## CHALLENGE
The material below has pictures in it. Set down only the lines from the line containing "Output the Python" through the line containing "True, True, False]", word for word, and leave the pictures behind.
Begin INFORMATION GIVEN
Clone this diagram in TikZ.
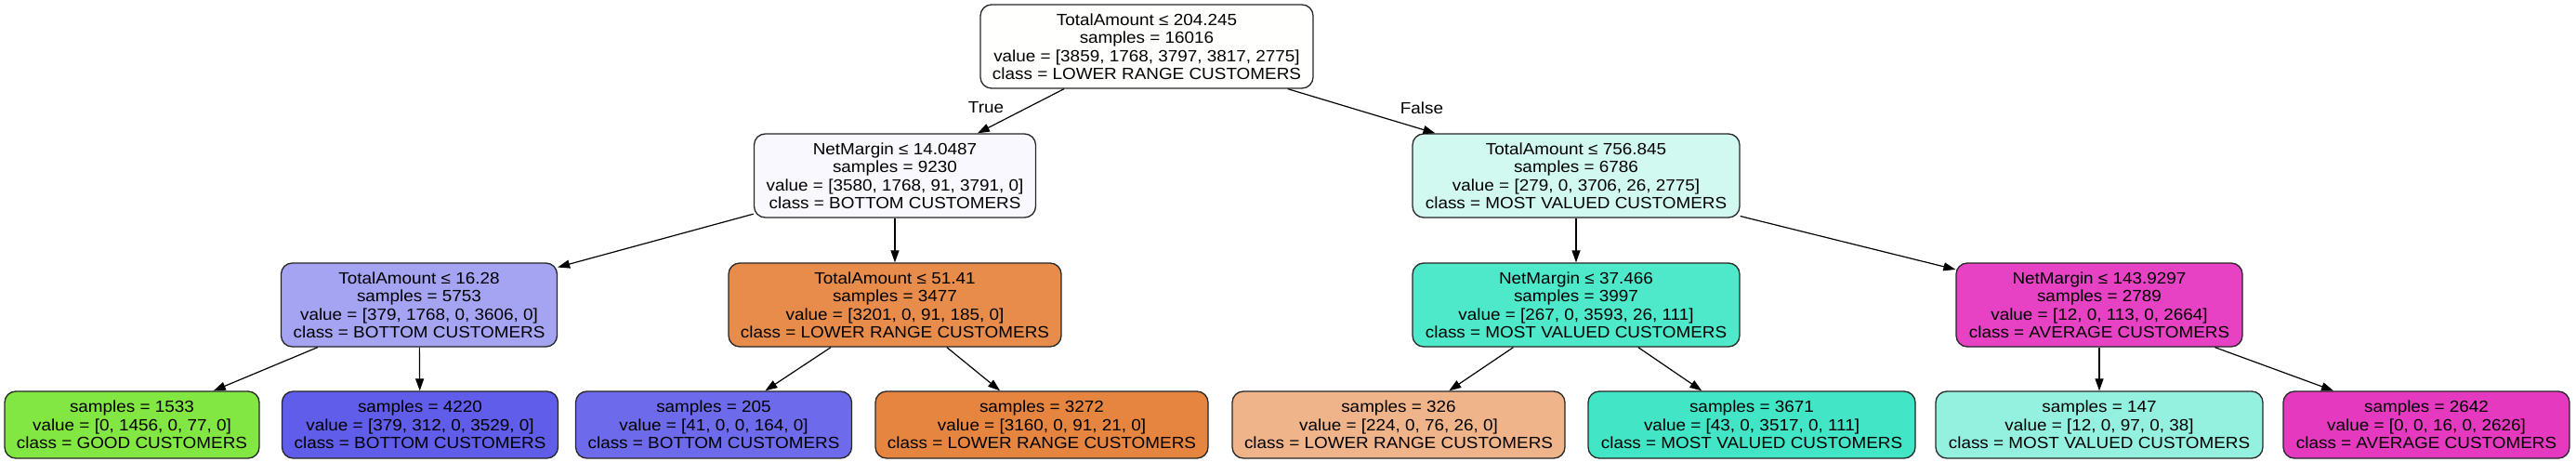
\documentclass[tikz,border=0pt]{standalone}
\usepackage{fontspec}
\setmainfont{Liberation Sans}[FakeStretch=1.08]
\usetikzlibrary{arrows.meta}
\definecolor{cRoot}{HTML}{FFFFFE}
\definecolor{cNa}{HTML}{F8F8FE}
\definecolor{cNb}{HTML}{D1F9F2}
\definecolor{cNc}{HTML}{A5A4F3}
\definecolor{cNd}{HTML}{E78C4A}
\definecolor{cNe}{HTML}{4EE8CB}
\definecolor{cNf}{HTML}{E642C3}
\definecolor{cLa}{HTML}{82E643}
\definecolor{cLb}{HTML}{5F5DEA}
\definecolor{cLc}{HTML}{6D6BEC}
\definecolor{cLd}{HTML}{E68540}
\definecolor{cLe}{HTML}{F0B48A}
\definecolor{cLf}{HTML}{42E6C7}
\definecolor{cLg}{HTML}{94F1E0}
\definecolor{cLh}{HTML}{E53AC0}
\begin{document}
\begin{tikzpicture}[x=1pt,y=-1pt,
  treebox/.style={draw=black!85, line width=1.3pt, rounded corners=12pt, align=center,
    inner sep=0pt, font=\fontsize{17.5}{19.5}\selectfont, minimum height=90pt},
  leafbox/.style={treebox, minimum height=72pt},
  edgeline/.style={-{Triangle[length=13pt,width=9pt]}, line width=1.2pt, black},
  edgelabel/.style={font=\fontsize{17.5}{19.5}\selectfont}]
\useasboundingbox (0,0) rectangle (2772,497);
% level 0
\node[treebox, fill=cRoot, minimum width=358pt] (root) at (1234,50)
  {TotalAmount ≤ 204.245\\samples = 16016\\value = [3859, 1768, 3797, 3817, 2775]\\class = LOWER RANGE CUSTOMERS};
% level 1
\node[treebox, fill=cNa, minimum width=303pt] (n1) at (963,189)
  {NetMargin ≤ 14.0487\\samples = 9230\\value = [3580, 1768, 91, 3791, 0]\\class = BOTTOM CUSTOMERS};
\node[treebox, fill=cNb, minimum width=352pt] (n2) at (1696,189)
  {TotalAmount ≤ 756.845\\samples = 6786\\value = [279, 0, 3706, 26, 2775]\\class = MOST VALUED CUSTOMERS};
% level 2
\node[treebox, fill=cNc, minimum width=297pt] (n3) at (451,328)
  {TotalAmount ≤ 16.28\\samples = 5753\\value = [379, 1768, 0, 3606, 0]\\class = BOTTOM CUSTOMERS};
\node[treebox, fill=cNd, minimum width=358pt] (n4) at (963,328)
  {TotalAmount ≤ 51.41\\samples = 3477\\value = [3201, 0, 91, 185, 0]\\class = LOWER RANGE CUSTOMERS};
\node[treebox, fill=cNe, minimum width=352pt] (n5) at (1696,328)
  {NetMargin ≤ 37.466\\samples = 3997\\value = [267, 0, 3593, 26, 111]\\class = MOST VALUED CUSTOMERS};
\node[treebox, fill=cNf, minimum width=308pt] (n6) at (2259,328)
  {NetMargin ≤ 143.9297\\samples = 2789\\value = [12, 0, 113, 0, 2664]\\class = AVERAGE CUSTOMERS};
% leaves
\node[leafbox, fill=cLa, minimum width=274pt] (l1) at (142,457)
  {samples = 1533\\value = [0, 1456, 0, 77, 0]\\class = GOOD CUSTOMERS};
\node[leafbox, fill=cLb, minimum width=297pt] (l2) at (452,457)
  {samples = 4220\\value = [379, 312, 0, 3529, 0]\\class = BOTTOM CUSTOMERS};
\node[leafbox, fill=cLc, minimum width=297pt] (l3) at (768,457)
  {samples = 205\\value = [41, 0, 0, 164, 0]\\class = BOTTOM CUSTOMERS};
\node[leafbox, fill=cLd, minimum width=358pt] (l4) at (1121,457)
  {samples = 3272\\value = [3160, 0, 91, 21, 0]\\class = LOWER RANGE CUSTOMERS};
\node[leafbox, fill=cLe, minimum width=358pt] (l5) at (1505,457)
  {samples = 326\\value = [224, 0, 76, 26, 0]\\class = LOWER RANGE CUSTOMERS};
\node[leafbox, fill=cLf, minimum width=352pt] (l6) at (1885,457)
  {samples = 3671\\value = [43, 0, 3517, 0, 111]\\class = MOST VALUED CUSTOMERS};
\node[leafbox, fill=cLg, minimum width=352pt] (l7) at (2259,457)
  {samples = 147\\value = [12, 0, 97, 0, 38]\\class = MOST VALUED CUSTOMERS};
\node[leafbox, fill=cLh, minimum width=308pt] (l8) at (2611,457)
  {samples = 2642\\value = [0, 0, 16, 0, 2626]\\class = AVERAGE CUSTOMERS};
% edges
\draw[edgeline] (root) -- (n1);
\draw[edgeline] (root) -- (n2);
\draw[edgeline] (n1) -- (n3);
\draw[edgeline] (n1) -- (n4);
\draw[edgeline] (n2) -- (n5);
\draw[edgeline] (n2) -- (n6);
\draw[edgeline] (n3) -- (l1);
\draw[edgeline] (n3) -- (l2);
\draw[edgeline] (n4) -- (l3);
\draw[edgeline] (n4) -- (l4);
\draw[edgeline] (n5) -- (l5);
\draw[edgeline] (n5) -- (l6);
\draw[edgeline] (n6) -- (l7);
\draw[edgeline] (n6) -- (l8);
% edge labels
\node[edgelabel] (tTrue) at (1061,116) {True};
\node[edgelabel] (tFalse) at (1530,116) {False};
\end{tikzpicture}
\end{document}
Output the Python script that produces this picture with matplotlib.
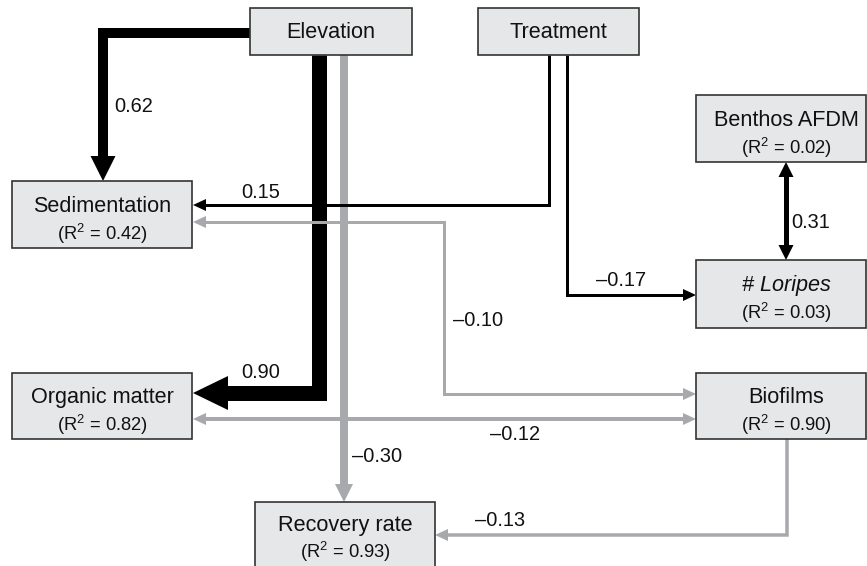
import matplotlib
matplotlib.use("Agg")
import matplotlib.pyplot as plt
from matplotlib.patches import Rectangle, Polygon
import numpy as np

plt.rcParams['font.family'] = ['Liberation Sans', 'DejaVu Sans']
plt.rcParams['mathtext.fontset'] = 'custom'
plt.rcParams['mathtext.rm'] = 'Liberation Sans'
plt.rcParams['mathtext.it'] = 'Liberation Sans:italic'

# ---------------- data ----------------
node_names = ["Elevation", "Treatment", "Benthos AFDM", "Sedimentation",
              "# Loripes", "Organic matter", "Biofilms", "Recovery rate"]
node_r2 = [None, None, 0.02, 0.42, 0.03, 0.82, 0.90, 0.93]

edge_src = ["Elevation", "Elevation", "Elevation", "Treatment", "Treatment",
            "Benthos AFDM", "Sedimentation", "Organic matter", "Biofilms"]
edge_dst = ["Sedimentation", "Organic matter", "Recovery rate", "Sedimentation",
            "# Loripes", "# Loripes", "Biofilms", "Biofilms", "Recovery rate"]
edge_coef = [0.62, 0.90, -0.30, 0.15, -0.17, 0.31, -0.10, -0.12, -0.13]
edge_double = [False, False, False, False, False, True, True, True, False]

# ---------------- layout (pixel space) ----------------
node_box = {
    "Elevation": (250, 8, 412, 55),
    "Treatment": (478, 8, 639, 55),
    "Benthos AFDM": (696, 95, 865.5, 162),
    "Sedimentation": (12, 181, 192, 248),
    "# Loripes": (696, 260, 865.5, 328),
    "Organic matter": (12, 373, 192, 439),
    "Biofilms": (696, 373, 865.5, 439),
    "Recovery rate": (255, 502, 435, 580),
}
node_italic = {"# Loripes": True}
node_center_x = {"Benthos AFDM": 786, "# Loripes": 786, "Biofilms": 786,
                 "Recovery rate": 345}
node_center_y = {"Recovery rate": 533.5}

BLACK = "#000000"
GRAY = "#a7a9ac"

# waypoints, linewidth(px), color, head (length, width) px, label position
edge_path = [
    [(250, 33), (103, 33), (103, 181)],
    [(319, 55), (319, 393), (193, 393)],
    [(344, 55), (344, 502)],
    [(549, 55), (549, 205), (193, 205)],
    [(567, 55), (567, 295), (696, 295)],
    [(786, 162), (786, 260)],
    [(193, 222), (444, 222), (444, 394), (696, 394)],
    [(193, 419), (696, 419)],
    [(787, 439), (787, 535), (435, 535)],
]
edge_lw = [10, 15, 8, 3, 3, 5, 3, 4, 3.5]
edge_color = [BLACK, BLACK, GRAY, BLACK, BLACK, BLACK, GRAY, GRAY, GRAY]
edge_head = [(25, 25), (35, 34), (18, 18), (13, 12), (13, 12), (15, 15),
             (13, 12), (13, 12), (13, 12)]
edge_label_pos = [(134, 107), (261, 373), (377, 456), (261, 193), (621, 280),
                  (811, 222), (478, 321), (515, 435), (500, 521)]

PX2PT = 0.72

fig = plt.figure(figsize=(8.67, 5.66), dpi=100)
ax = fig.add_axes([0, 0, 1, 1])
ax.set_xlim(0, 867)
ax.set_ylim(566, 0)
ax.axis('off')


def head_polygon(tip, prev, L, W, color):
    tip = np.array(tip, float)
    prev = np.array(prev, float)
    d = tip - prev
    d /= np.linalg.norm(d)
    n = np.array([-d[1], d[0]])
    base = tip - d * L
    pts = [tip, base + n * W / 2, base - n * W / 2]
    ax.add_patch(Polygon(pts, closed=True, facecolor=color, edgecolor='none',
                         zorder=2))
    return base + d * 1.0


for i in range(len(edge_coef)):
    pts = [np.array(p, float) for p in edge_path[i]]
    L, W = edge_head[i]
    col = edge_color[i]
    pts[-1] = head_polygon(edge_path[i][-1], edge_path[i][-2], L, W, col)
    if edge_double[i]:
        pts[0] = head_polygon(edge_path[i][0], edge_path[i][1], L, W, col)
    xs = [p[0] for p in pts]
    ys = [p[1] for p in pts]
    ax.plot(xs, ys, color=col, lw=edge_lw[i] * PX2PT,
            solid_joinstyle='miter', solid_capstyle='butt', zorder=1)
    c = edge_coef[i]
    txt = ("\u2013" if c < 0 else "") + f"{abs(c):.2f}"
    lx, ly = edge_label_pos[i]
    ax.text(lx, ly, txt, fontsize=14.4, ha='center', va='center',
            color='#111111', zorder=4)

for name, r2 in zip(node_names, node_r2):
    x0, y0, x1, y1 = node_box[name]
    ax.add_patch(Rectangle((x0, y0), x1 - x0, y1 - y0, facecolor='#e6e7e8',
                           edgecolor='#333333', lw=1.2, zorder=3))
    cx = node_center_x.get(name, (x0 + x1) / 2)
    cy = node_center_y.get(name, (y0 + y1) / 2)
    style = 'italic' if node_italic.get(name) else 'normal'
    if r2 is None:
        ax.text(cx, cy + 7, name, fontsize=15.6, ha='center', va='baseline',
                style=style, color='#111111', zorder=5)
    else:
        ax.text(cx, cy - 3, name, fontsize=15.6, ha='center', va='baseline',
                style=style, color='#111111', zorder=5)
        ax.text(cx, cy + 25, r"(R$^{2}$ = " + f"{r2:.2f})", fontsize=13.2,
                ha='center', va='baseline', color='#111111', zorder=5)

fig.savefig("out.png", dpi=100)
End INFORMATION GIVEN
## RESPONSE TO THIS EXERCISE
Output the Python script that produces this picture with matplotlib.
import matplotlib
matplotlib.use("Agg")
import matplotlib.pyplot as plt
from matplotlib.patches import Rectangle, Polygon
import numpy as np

plt.rcParams['font.family'] = ['Liberation Sans', 'DejaVu Sans']
plt.rcParams['mathtext.fontset'] = 'custom'
plt.rcParams['mathtext.rm'] = 'Liberation Sans'
plt.rcParams['mathtext.it'] = 'Liberation Sans:italic'

# ---------------- data ----------------
node_names = ["Elevation", "Treatment", "Benthos AFDM", "Sedimentation",
              "# Loripes", "Organic matter", "Biofilms", "Recovery rate"]
node_r2 = [None, None, 0.02, 0.42, 0.03, 0.82, 0.90, 0.93]

edge_src = ["Elevation", "Elevation", "Elevation", "Treatment", "Treatment",
            "Benthos AFDM", "Sedimentation", "Organic matter", "Biofilms"]
edge_dst = ["Sedimentation", "Organic matter", "Recovery rate", "Sedimentation",
            "# Loripes", "# Loripes", "Biofilms", "Biofilms", "Recovery rate"]
edge_coef = [0.62, 0.90, -0.30, 0.15, -0.17, 0.31, -0.10, -0.12, -0.13]
edge_double = [False, False, False, False, False, True, True, True, False]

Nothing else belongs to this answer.